Born in 1876 in Lithuania, Bernstein emigrated to the United States with his family at the age of 17. A prolific journalist, he ran Der Tog (“The Day”), a short-lived Yiddish language daily in New York, and edited for the Jewish Telegraphic Agency in the Hague and Jewish newspapers in Britain. His travels to Europe as a New York Times correspondent enabled him to chronicle the situation of European Jewry at the time of the First World War. He also covered the Russian Revolution of 1917 for the New York Herald.
His most dramatic scoop was his revelation of telegrams exchanged by two monarchs who were blood relations: Kaiser Wilhelm II of Germany and Tsar Nicholas II of Russia. In his book on the telegrams, The Willy-Nicky Correspondence (1918), Bernstein wrote of the Kaiser’s bellicosity and manipulation of the Tsar in the years leading up to the war.

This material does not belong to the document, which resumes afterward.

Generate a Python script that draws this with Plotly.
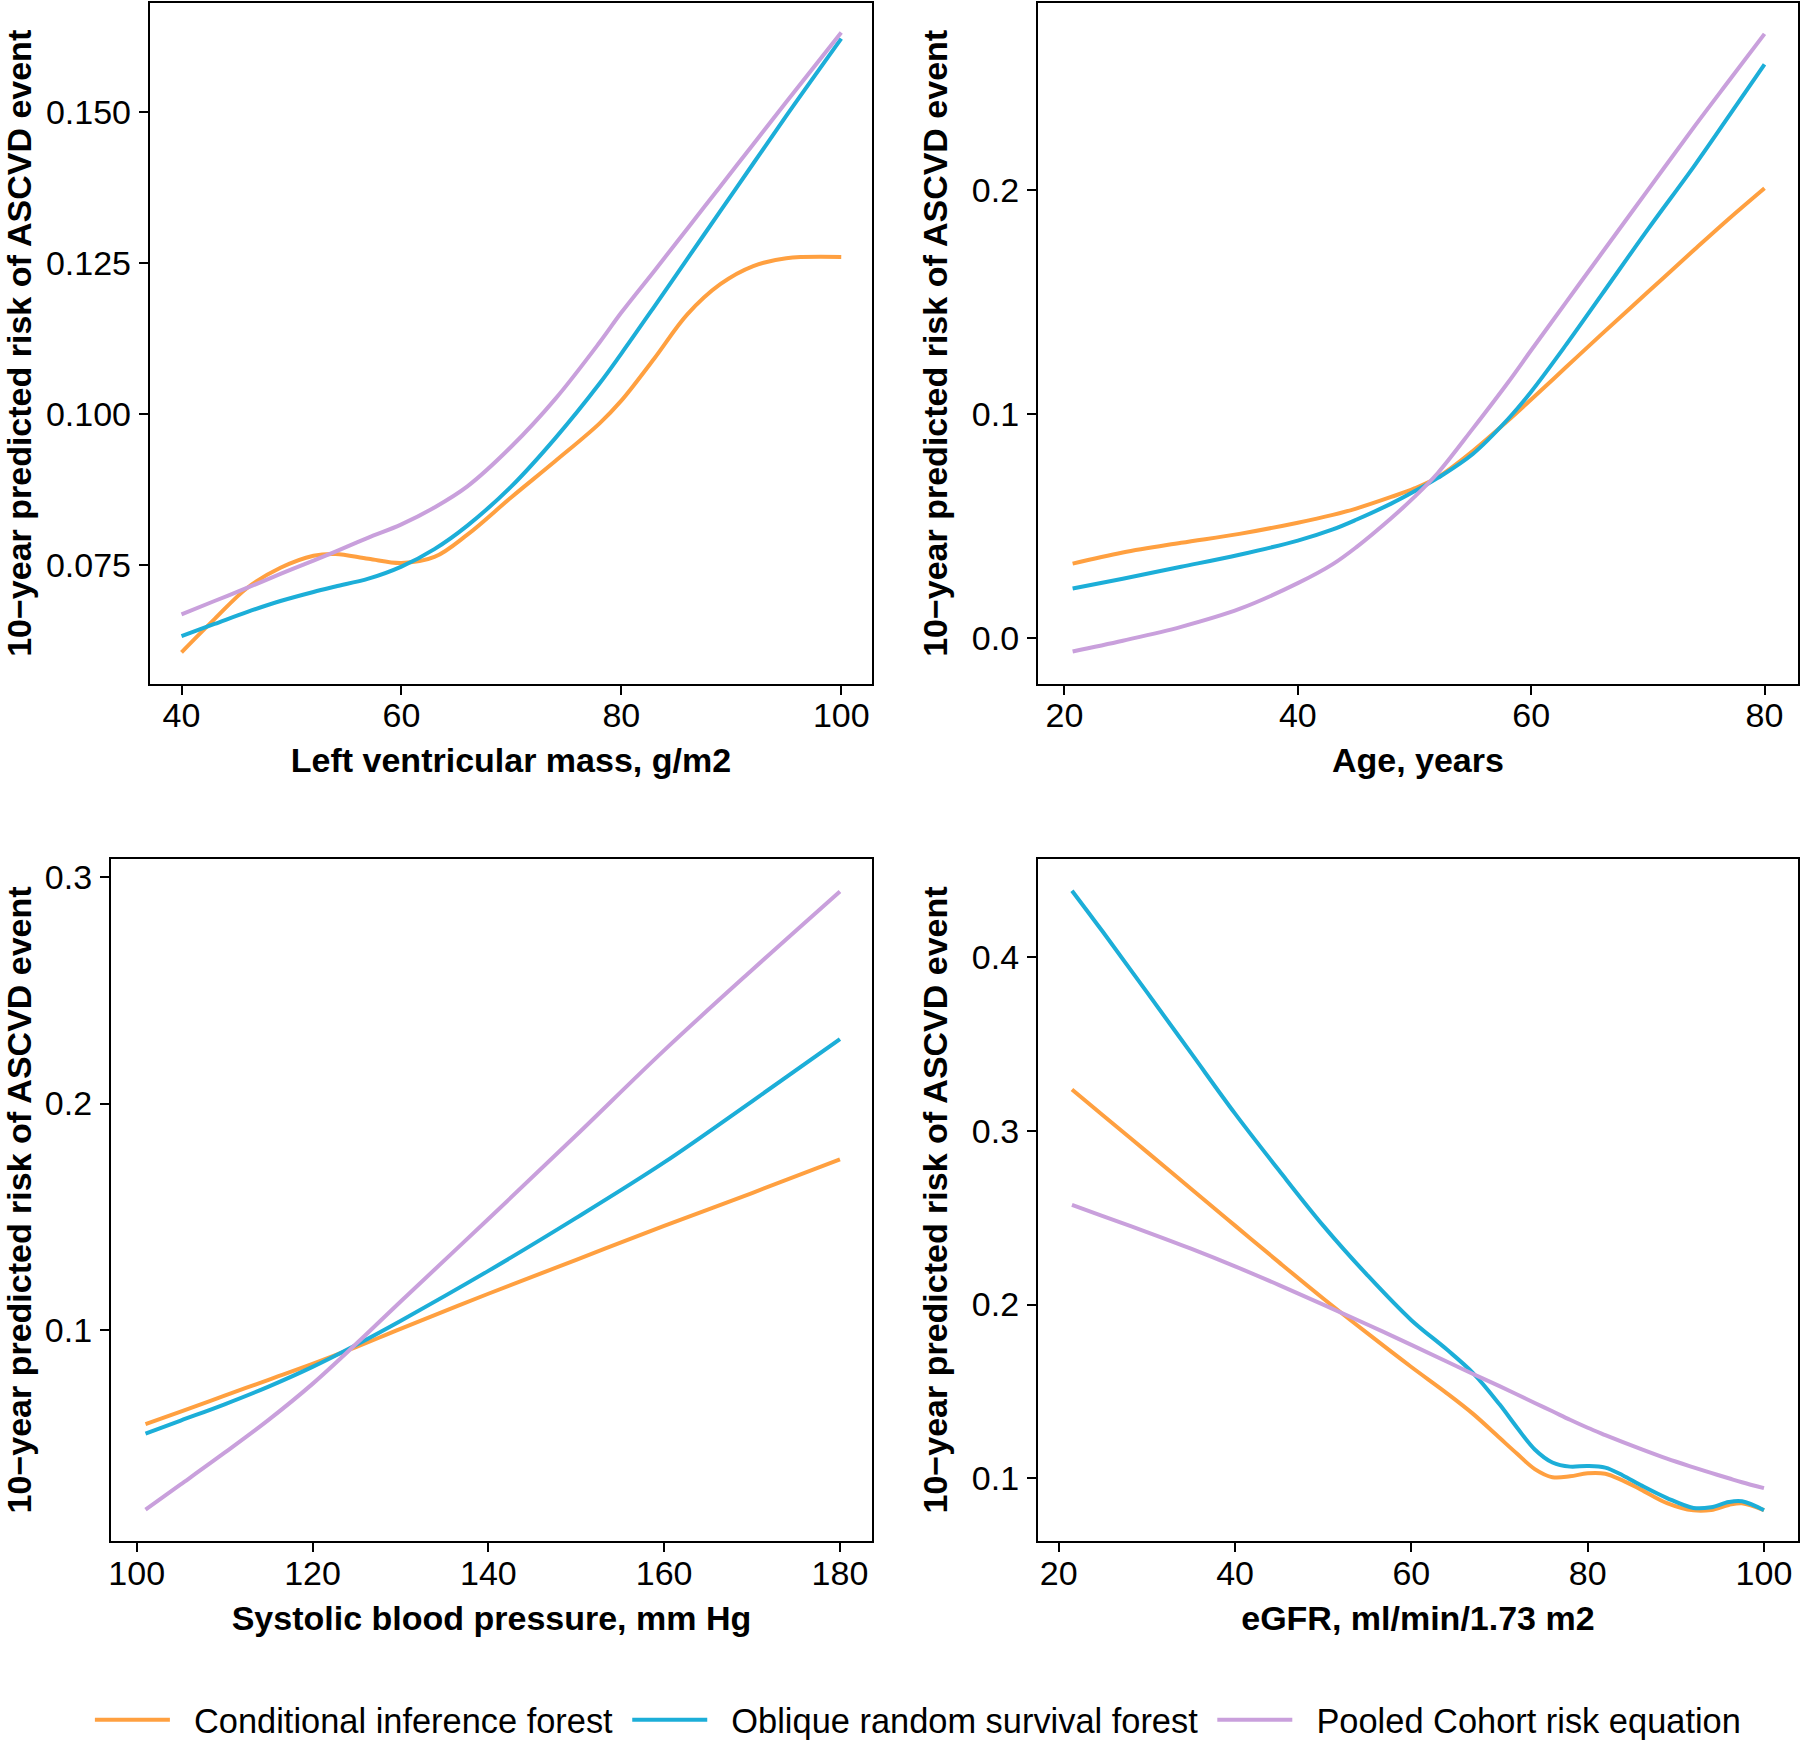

The book was an early documenting of the misrule of both men—a misrule that included, in Bernstein’s words, “the enslavement of the Jews in German Poland and Lithuania.”
In 1921, while a New York Herald reporter, Bernstein criticized anti-Jewish articles appearing in the Dearborn Independent, a newspaper in Michigan owned by Henry Ford, the automobile pioneer. The articles gave credence to a forged document that had already been discredited, purporting to be evidence of a Jewish conspiracy to rule the world. It was the Tsar’s secret police who first circulated the “Protocols of the Elders of Zion,” and Ford and other Americans were falling for it. To knock down this pernicious conspiracy theory, the journalist took up his pen. Another Bernstein book, The History of a Lie (1921), was the result.
Politically, Bernstein was a prominent member of the Democratic Party. But he was impressed by the aid work that Republican Herbert Hoover did in European countries. He became a Hoover supporter (and biographer), and when Hoover won the presidency, Bernstein was appointed U.S. ambassador to Albania.
Serving in that capacity from 1930 to 1933, Herman Bernstein fostered the U.S.-Albanian relationship, and marveled at the thriving Jewish community of Albania, a tolerant Muslim country. He witnessed warm Albanian-Jewish relations at a time when the other European countries were either indifferent to the fate of the Jews or actively hostile. Albania would go on, after Bernstein’s death in 1935, to defy Hitler by refusing to deliver its Jewish population to the Third Reich. Not only was every Jew in this tiny nation protected, but there were many Jewish refugees from Austria, Germany, and Yugoslavia who survived the Holocaust by escaping to Albania.
The Albanian-Jewish story is a premier early 20th century example of friendship across ethnic and religious lines, and the absence of anti-Semitism; Israel today enjoys good relations with the country. And Herman Bernstein is a model of vigilance and energy in defense of the Jewish people, here and around the world.